В этом отношении особенно сложное положение создалось в Сирии. В июле 1939
Верховный комиссар Франции вынужден был отстранить президента республики Хашима
бея эль Атасси и распустить парламент, так как Париж в конце концов отказался
ратифицировать договор 1936. В Дамаске мы столкнулись с правительством под
руководством Хабеля бей Азема, человека всеми уважаемого и обладающего большими
личными достоинствами. Это правительство ограничивалось ведением текущих дел и
не приобрело характера национального правительства. Вначале я надеялся
восстановить равнее существовавший порядок. Президент Хашим бей и вместе с ним
глава его последнего правительства Джемиль Мардам бей, равно как и Фарес эль
Хури, председатель распущенной палаты, в принципе соглашались со мной во время
переговоров, которые я вел с каждым в отдельности в присутствии генерала Катру.
Но хотя все трое были опытными политиками, преданными своей родине патриотами и
людьми, дорожившими французской дружбой, они, видимо, еще не могли в полной
мере оценить исторических возможностей, которые открывались перед Сирией, чтобы
вывести ее на путь независимости в полном согласии с Францией, преодолевая в
едином огромном порыве все предубеждения и личные обиды. На мой взгляд, они
обращали слишком много внимания на юридические тонкости и обладали слишком
обостренным национальным чувством. Однако я предложил Катру продолжать с ними
переговоры и искать другого решения только в том случае, если их возражения
окончательно помешают прийти к соглашению.
В Ливане дела пошли быстрее, хотя и там нам не удалось добиться всего, к чему
мы стремились. Президент Ливанской республики Эмиль Эддэ, непоколебимый друг
Франции и опытный государственный деятель, добровольно ушел в отставку за три
месяца до кампании, которая привела нас в Бейрут. Никем замешен он не был. С
другой стороны, срок полномочий парламента уже давно истек. С точки зрения
государственных принципов и конституции не существовало никаких препятствий.

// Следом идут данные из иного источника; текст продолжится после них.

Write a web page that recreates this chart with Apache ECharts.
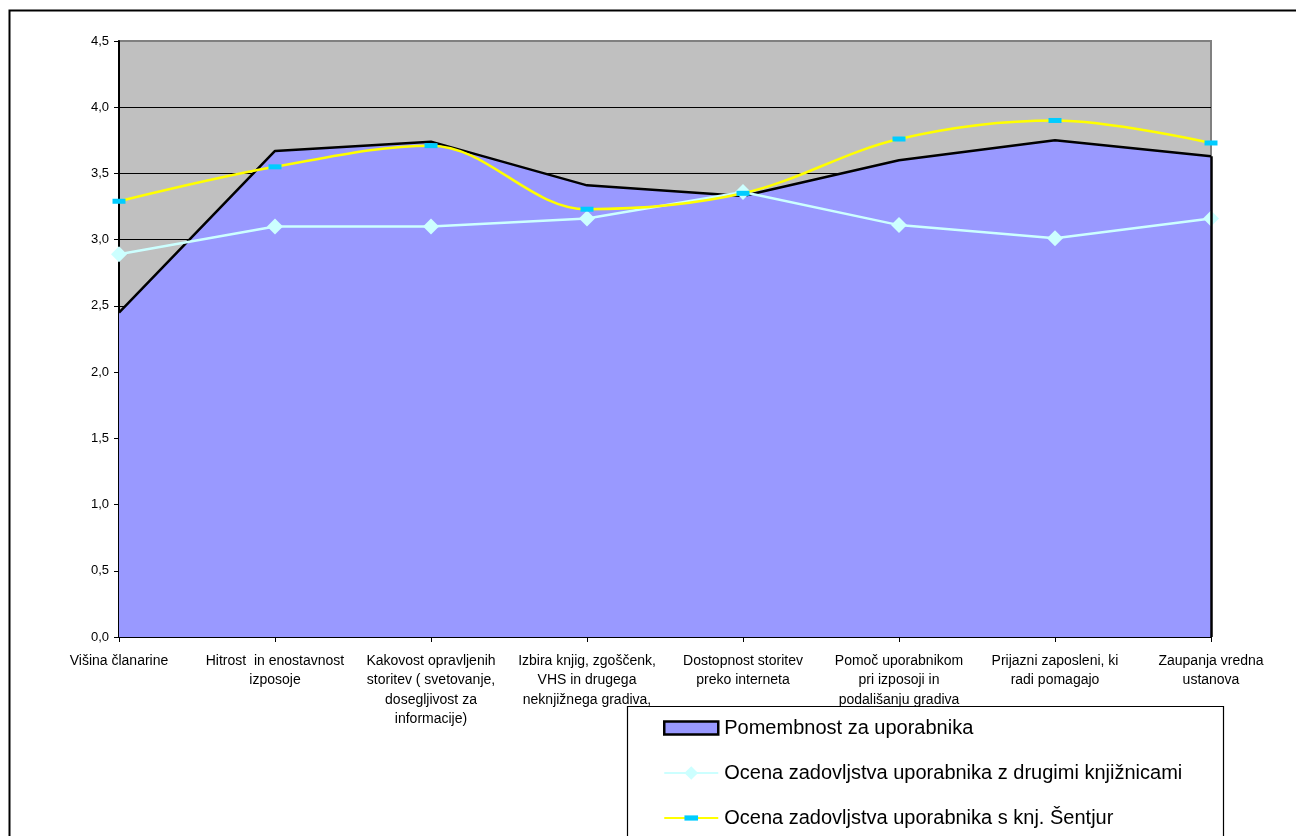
<!DOCTYPE html>
<html>
<head>
<meta charset="utf-8">
<title>Pomembnost in zadovoljstvo uporabnikov</title>
<script src="https://cdn.jsdelivr.net/npm/echarts@6/dist/echarts.min.js"></script>
<style>
  html, body { margin: 0; padding: 0; background: #ffffff; }
  #chart { width: 1296px; height: 836px; }
</style>
</head>
<body>
<div id="chart"></div>
<script>
// Categories (services rated by library users)
const categories = [
  'Višina članarine',
  'Hitrost  in enostavnost\nizposoje',
  'Kakovost opravljenih\nstoritev ( svetovanje,\ndosegljivost za\ninformacije)',
  'Izbira knjig, zgoščenk,\nVHS in drugega\nneknjižnega gradiva,',
  'Dostopnost storitev\npreko interneta',
  'Pomoč uporabnikom\npri izposoji in\npodališanju gradiva',
  'Prijazni zaposleni, ki\nradi pomagajo',
  'Zaupanja vredna\nustanova'
];

const seriesNames = [
  'Pomembnost za uporabnika',
  'Ocena zadovljstva uporabnika z drugimi knjižnicami',
  'Ocena zadovljstva uporabnika s knj. Šentjur'
];

// Importance for the user
const importance = [2.45, 3.67, 3.74, 3.41, 3.33, 3.60, 3.75, 3.63];
// Satisfaction with other libraries
const otherLibraries = [2.89, 3.10, 3.10, 3.16, 3.36, 3.11, 3.01, 3.16];
// Satisfaction with the Šentjur library
const sentjurLibrary = [3.29, 3.55, 3.71, 3.23, 3.35, 3.76, 3.90, 3.73];

// Value axis ticks
const yTickLabels = ['0,0', '0,5', '1,0', '1,5', '2,0', '2,5', '3,0', '3,5', '4,0', '4,5'];

// Flat dash marker inside a square box, so it keeps its shape in the legend too
const dashSymbol = 'path://M0,0M13,13M0,4L13,4L13,9L0,9Z';
// Legend swatch for the area series (wide, flat rectangle)
const areaSwatch = 'path://M0,0L54,0L54,13L0,13Z';

const chart = echarts.init(document.getElementById('chart'), null, { renderer: 'canvas' });

const lastIdx = categories.length - 1;
const splitColors = yTickLabels.map((_, i) => i === yTickLabels.length - 1 ? '#808080' : '#000000');

const option = {
  backgroundColor: '#ffffff',
  animation: false,
  textStyle: { fontFamily: 'Liberation Sans, Arial, sans-serif' },
  grid: {
    left: 119, right: 85, top: 41, bottom: 199,
    show: true,
    backgroundColor: '#C0C0C0',
    borderColor: '#808080',
    borderWidth: 2
  },
  xAxis: {
    type: 'category',
    data: categories,
    boundaryGap: false,
    axisLine: { show: true, lineStyle: { color: '#000000', width: 2 } },
    axisTick: { show: true, alignWithLabel: true, length: 5, lineStyle: { color: '#000000', width: 1 } },
    axisLabel: {
      interval: 0,
      margin: 14,
      color: '#000000',
      fontSize: 14,
      lineHeight: 19.5,
      align: 'center'
    },
    splitLine: { show: false }
  },
  yAxis: {
    type: 'value',
    min: 0,
    max: 4.5,
    interval: 0.5,
    axisLine: { show: true, lineStyle: { color: '#000000', width: 2 } },
    axisTick: { show: true, length: 5, lineStyle: { color: '#000000', width: 1 } },
    axisLabel: {
      color: '#000000',
      fontSize: 13,
      margin: 10,
      formatter: (v) => yTickLabels[Math.round(v / 0.5)]
    },
    splitLine: { show: true, lineStyle: { color: splitColors, width: 1 } }
  },
  legend: {
    orient: 'vertical',
    left: 663,
    top: 717,
    padding: 0,
    itemGap: 23,
    itemWidth: 54,
    itemHeight: 17,
    textStyle: { fontSize: 20, color: '#000000', lineHeight: 22, padding: [0, 0, 0, 1] },
    data: [
      { name: seriesNames[0], icon: areaSwatch, itemStyle: { color: '#9999FF', borderColor: '#000000', borderWidth: 2.5 } },
      { name: seriesNames[1] },
      { name: seriesNames[2] }
    ]
  },
  graphic: [
    // chart frame (top and left edges)
    { type: 'polyline', z: 100, silent: true,
      shape: { points: [[9.5, 836], [9.5, 10.5], [1296, 10.5]] },
      style: { stroke: '#000000', lineWidth: 2, fill: null } },
    // legend box
    { type: 'rect', z: -1, silent: true,
      shape: { x: 627.5, y: 706.5, width: 596, height: 140 },
      style: { stroke: '#000000', lineWidth: 1.2, fill: '#ffffff' } }
  ],
  series: [
    {
      name: seriesNames[0],
      type: 'line',
      data: importance,
      symbol: 'none',
      z: 2,
      lineStyle: { color: '#000000', width: 2.5 },
      itemStyle: { color: '#9999FF', borderColor: '#000000' },
      areaStyle: { color: '#9999FF', opacity: 1 },
      markLine: {
        silent: true,
        symbol: 'none',
        label: { show: false },
        lineStyle: { color: '#000000', width: 2.5, type: 'solid' },
        data: [[
          { coord: [lastIdx, 0] },
          { coord: [lastIdx, importance[lastIdx]] }
        ]]
      }
    },
    {
      name: seriesNames[1],
      type: 'line',
      data: otherLibraries,
      z: 3,
      symbol: 'diamond',
      symbolSize: 16,
      lineStyle: { color: '#CCFFFF', width: 2.5 },
      itemStyle: { color: '#CCFFFF', borderWidth: 0 }
    },
    {
      name: seriesNames[2],
      type: 'line',
      data: sentjurLibrary,
      z: 4,
      smooth: 0.35,
      symbol: dashSymbol,
      symbolSize: 13,
      lineStyle: { color: '#FFFF00', width: 2.5 },
      itemStyle: { color: '#00CCFF', borderWidth: 0 }
    }
  ]
};

chart.setOption(option);
</script>
</body>
</html>
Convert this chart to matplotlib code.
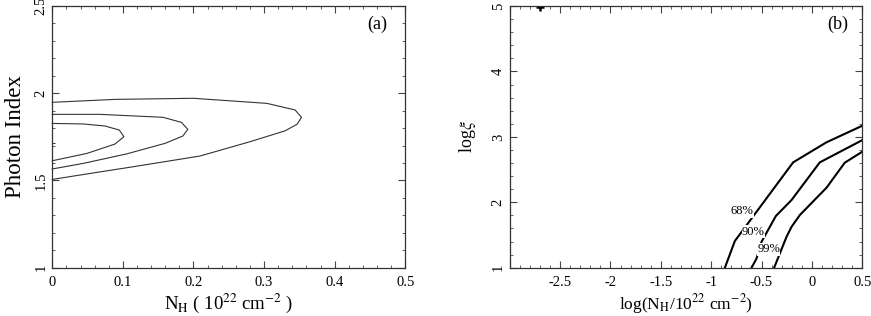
import matplotlib
matplotlib.use("Agg")
import matplotlib.pyplot as plt
from matplotlib.ticker import MultipleLocator, FuncFormatter

plt.rcParams['font.family'] = ['Liberation Serif', 'DejaVu Serif']
plt.rcParams['mathtext.fontset'] = 'stix'
plt.rcParams['axes.unicode_minus'] = False

# -----------------------------
# panel (a): N_H vs photon index contours
# -----------------------------
c99_nh = [0.0, 0.09, 0.2, 0.304, 0.344, 0.353, 0.347, 0.33, 0.28, 0.209, 0.115, 0.039, 0.0]
c99_gam = [1.948, 1.965, 1.971, 1.942, 1.904, 1.862, 1.823, 1.785, 1.722, 1.64, 1.579, 1.531, 1.506]
c90_nh = [0.0, 0.0675, 0.157, 0.183, 0.192, 0.185, 0.16, 0.105, 0.044, 0.0]
c90_gam = [1.879, 1.879, 1.862, 1.833, 1.793, 1.755, 1.713, 1.652, 1.598, 1.566]
c68_nh = [0.0, 0.044, 0.075, 0.095, 0.1015, 0.089, 0.049, 0.0]
c68_gam = [1.827, 1.824, 1.812, 1.789, 1.751, 1.709, 1.655, 1.613]
best_a = (0.0, 1.716)

# -----------------------------
# panel (b): log N_H vs log xi
# -----------------------------
b68_x = [-0.864, -0.765, -0.186, 0.145, 0.5]
b68_y = [1.0, 1.408, 2.611, 2.917, 3.17]
b90_x = [-0.599, -0.55, -0.50, -0.358, -0.202, 0.078, 0.5]
b90_y = [1.0, 1.14, 1.397, 1.79, 2.035, 2.61, 2.95]
b99_x = [-0.375, -0.252, -0.202, -0.12, 0.145, 0.326, 0.5]
b99_y = [1.0, 1.473, 1.626, 1.805, 2.223, 2.605, 2.773]
best_b = (-2.70, 4.99)
levels = ["68%", "90%", "99%"]
label_pos = [(-0.69, 1.86), (-0.58, 1.55), (-0.43, 1.28)]

fig = plt.figure(figsize=(8.71, 3.16), dpi=100)
ax1 = fig.add_axes([0.0600, 0.1528, 0.4053, 0.8282])
ax2 = fig.add_axes([0.5852, 0.1528, 0.4048, 0.8282])

fmt = FuncFormatter(lambda v, p: "%g" % round(v, 3))
fmt_b = FuncFormatter(lambda v, p: "" if v < -2.9 else "%g" % round(v, 3))

lc = "#333333"
for x, y in [(c99_nh, c99_gam), (c90_nh, c90_gam), (c68_nh, c68_gam)]:
    ax1.plot(x, y, color=lc, lw=0.8, clip_on=False)
ax1.plot(*best_a, marker="+", color=lc, ms=4, mew=0.7, clip_on=True)
ax1.set_xlim(0, 0.5)
ax1.set_ylim(1, 2.5)
ax1.xaxis.set_major_locator(MultipleLocator(0.1))
ax1.xaxis.set_minor_locator(MultipleLocator(0.02))
ax1.yaxis.set_major_locator(MultipleLocator(0.5))
ax1.yaxis.set_minor_locator(MultipleLocator(0.1))
ax1.xaxis.set_major_formatter(fmt)
ax1.set_xlabel(r"N$_{\rm H}$ ( 10$^{22}$ cm$^{-2}$ )", fontsize=13.5, labelpad=2)
ax1.set_ylabel("Photon Index", fontsize=16.5, labelpad=6)
ax1.text(0.92, 0.93, "(a)", transform=ax1.transAxes, fontsize=13, ha="center", va="center")

for x, y in [(b68_x, b68_y), (b90_x, b90_y), (b99_x, b99_y)]:
    ax2.plot(x, y, color="black", lw=1.5)
for lab, (lx, ly) in zip(levels, label_pos):
    ax2.text(lx, ly, lab, fontsize=9, ha="center", va="center",
             bbox=dict(facecolor="white", edgecolor="none", pad=0.2))
ax2.plot(*best_b, marker="+", color="black", ms=6, mew=1.8)
ax2.set_xlim(-3, 0.5)
ax2.set_ylim(1, 5)
ax2.xaxis.set_major_locator(MultipleLocator(0.5))
ax2.xaxis.set_minor_locator(MultipleLocator(0.1))
ax2.yaxis.set_major_locator(MultipleLocator(1))
ax2.yaxis.set_minor_locator(MultipleLocator(0.2))
ax2.xaxis.set_major_formatter(fmt_b)
ax2.set_xlabel(r"log(N$_{\rm H}$/10$^{22}$ cm$^{-2}$)", fontsize=12.5, labelpad=2)
ax2.set_ylabel(r"log$\xi$", fontsize=13, labelpad=10)
ax2.text(0.93, 0.93, "(b)", transform=ax2.transAxes, fontsize=13, ha="center", va="center")

for ax in (ax1, ax2):
    ax.yaxis.set_major_formatter(fmt)
    ax.tick_params(which="both", direction="in", top=True, right=True, color="#444444", labelsize=10.5)
    ax.tick_params(which="major", length=5, width=0.8)
    ax.tick_params(which="minor", length=2.5, width=0.6)
    ax.tick_params(axis="x", pad=6)
    for lab in ax.get_yticklabels():
        lab.set_rotation(90)
        lab.set_va("center")
    for s in ax.spines.values():
        s.set_linewidth(0.9)
        s.set_color("#333333")

fig.savefig("out.png", dpi=100)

Но совсем иначе обстояло дело в области политической борьбы между отдельными
группировками. Яростным соперником Эмиля Эддэ являлся другой маронитский
деятель - Бехара эль Хури. Этот человек, прекрасно знавший положение дел в
Ливане, объединил вокруг себя многочисленных приверженцев и представлял
интересы больших слоев населения. "Эддэ уже занимал пост президента, теперь моя
очередь", - заявил мне Хури. Наконец, обоих конкурентов тревожил, хотя и не
привел к сближению, третий деятель - Риад Сольх, пламенный вождь
мусульман-суннитов, который потрясал знаменем арабского национализма под сенью
мечетей.
При таких обстоятельствах мы сочли целесообразным наделить верховной властью
человека, который возглавлял правительство к моменту нашего прихода. Это был
Альфред Наккаш, может быть, менее блестящий, чем трое вышеуказанных полигиков,
но обладающий способностями и уважаемый всеми деятель. Его пребывание на посту
главы государства в этот переходный период не должно было, как нам казалось,
вызвать бурной оппозиции. Однако это оправдалось только частично. Дело в том,
что если Эмиль Эддэ благородно примирился с нашим временным выбором, а Риад
Сольх избегал чинить препятствия тому, кто взял на себя бремя власти, то Бехара
эль Хури использовал против него все коварные методы и все возможные интриги.